A clipped hurdle. A stumble. A tumble.
And then — the moment that matters most — getting up, finishing, and learning.
All Schools is where resilience forms.

To the overly ambitious run for home


Sometimes the dream takes over the race plan.
A 40-metre lead after a 58 second first lap in the U16 1500m?
Crowds gasped, teammates yelled, coaches winced.
But these are the moments athletes remember forever — the bold moves, the brave mistakes, the lessons that last.

To chasing a medal from the “slower heat”


When medal hopes hang on the clock rather than head-to-head racing, the pressure is different — quieter, internal, relentless.
Athletes in the earlier heats ran with guts, hunting a time that might survive the championship’s mathematics.

To stretching out


The flight phase where time hangs still.
Sand, sunlight, and a perfect freeze-frame of ambition.

To seizing the moment


Athletes finding a spark on the big stage — a clean throw, a confident yell, a white flag, and suddenly they’re in the mix.

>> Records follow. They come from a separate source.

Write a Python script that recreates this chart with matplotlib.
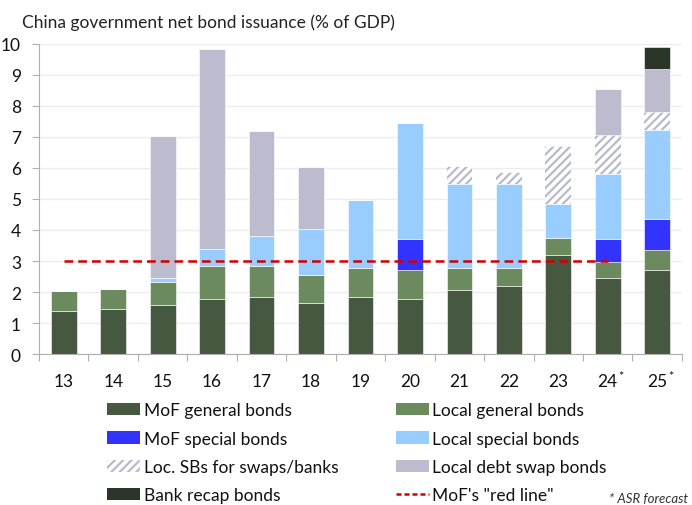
import numpy as np
import matplotlib.pyplot as plt
from matplotlib.lines import Line2D
from matplotlib.patches import Patch

plt.rcParams['font.family'] = ['Lato', 'DejaVu Sans']
plt.rcParams['hatch.linewidth'] = 1.6

# Net issuance by bond type, % of GDP (stacked components)
years = ['13', '14', '15', '16', '17', '18', '19', '20', '21', '22', '23', '24', '25']
forecast = ['24', '25']
mof_general = [1.39, 1.44, 1.58, 1.79, 1.83, 1.66, 1.83, 1.76, 2.07, 2.20, 3.18, 2.45, 2.71]
local_general = [0.63, 0.66, 0.73, 1.04, 1.01, 0.90, 0.96, 0.95, 0.72, 0.59, 0.56, 0.53, 0.64]
mof_special = [0, 0, 0, 0, 0, 0, 0, 1.01, 0, 0, 0, 0.74, 1.00]
local_special = [0, 0, 0.14, 0.55, 0.96, 1.47, 2.19, 3.74, 2.68, 2.68, 1.10, 2.10, 2.89]
loc_sb_swaps = [0, 0, 0, 0, 0, 0, 0, 0, 0.58, 0.39, 1.87, 1.23, 0.56]
local_swap = [0, 0, 4.59, 6.45, 3.39, 1.99, 0, 0, 0, 0, 0, 1.50, 1.40]
bank_recap = [0, 0, 0, 0, 0, 0, 0, 0, 0, 0, 0, 0, 0.71]
red_line = 3.0
red_line_span = ('13', '24')

series = [
    ('MoF general bonds', mof_general, '#465840', None),
    ('Local general bonds', local_general, '#6b8a5e', None),
    ('MoF special bonds', mof_special, '#3333ff', None),
    ('Local special bonds', local_special, '#99ccff', None),
    ('Loc. SBs for swaps/banks', loc_sb_swaps, 'white', '////'),
    ('Local debt swap bonds', local_swap, '#bdbccf', None),
    ('Bank recap bonds', bank_recap, '#2b3628', None),
]

fig = plt.figure(figsize=(6.92, 5.06), dpi=100)
ax = fig.add_axes([0.0564, 0.2984, 0.929, 0.6127])

x = np.arange(len(years))
bottom = np.zeros(len(years))
width = 0.52
for name, vals, color, hatch in series:
    vals = np.array(vals)
    if hatch:
        ax.bar(x, vals, width, bottom=bottom, color=color, hatch=hatch,
               edgecolor='#b9b9c9', linewidth=0, zorder=2)
    else:
        ax.bar(x, vals, width, bottom=bottom, color=color,
               edgecolor='white', linewidth=0.4, zorder=2)
    bottom += vals

i0, i1 = years.index(red_line_span[0]), years.index(red_line_span[1])
ax.plot([x[i0], x[i1]], [red_line, red_line], color='#d40000', lw=1.8,
        ls=(0, (3.5, 2)), zorder=3)

ax.set_xlim(-0.5, len(years) - 0.5)
ax.set_ylim(0, 10)
ax.set_yticks(range(0, 11))
ax.yaxis.grid(True, color='#ececec', lw=1, zorder=0)
ax.set_axisbelow(True)
for s in ['top', 'right']:
    ax.spines[s].set_visible(False)
ax.spines['left'].set_color('#b0b0b0')
ax.spines['bottom'].set_color('#b0b0b0')
ax.tick_params(axis='y', length=5, color='#b0b0b0', labelsize=12.5,
               labelcolor='#111111', pad=8)

# category labels centred, tick marks on the boundaries
ax.set_xticks(np.arange(-0.5, len(years), 1.0))
ax.set_xticklabels([])
ax.tick_params(axis='x', length=5, color='#b0b0b0')
for xi, lab in zip(x, years):
    ax.text(xi, -0.6, lab, ha='center', va='top', fontsize=12.5,
            color='#111111', transform=ax.transData)
    if lab in forecast:
        ax.text(xi + 0.27, -0.5, '*', ha='center', va='top', fontsize=9,
                color='#111111')

fig.text(0.032, 0.956, 'China government net bond issuance (% of GDP)',
         fontsize=12.5, color='#222222', va='center')

handles = []
for name, vals, color, hatch in series:
    if hatch:
        handles.append(Patch(facecolor=color, hatch=hatch, edgecolor='#b9b9c9',
                             linewidth=0, label=name))
    else:
        handles.append(Patch(facecolor=color, label=name))
handles.append(Line2D([0], [0], color='#d40000', lw=1.8, ls=(0, (2, 1.2)),
                      label="MoF's \"red line\""))
order = [0, 2, 4, 6, 1, 3, 5, 7]
leg = fig.legend([handles[i] for i in order], [handles[i].get_label() for i in order],
                 ncol=2, loc='upper left', bbox_to_anchor=(0.155, 0.203),
                 frameon=False, fontsize=12.5, handlelength=1.9, handleheight=0.7,
                 handletextpad=0.2, columnspacing=3.3, labelspacing=0.71,
                 borderaxespad=0, borderpad=0)
for t in leg.get_texts():
    t.set_color('#111111')

fig.text(0.995, 0.006, '* ASR forecast', fontsize=9.5, style='italic',
         color='#333333', ha='right')

fig.savefig('out.png', dpi=100)
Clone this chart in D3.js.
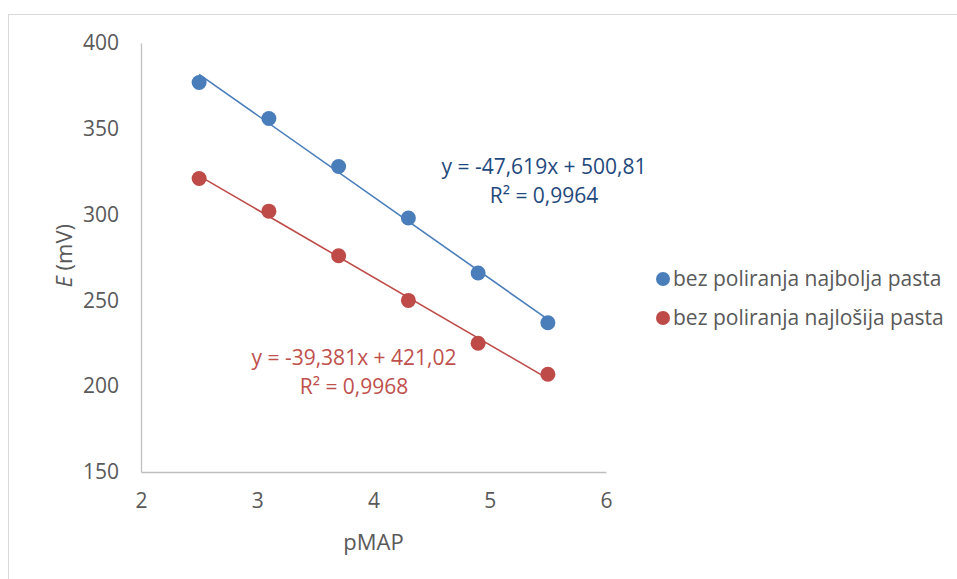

To leading into the straight


That moment when the stagger unwinds and the lactic starts to kick in — the point where courage becomes the only currency.

To striving to the line

The universal truth of All Schools:
Everyone sprints by the end — whether for a medal, a place, a PB, or pride.

To being perfectly in sync


A rare, beautiful piece of symmetry — two athletes landing in the same beat of athletic poetry.

Australian All Schools: A Portrait of the Sport We Love

Not just champions.
Not just medals.
But moments — small, brilliant, unforgettable — that show why this meet remains the heartbeat of junior athletics in Australia.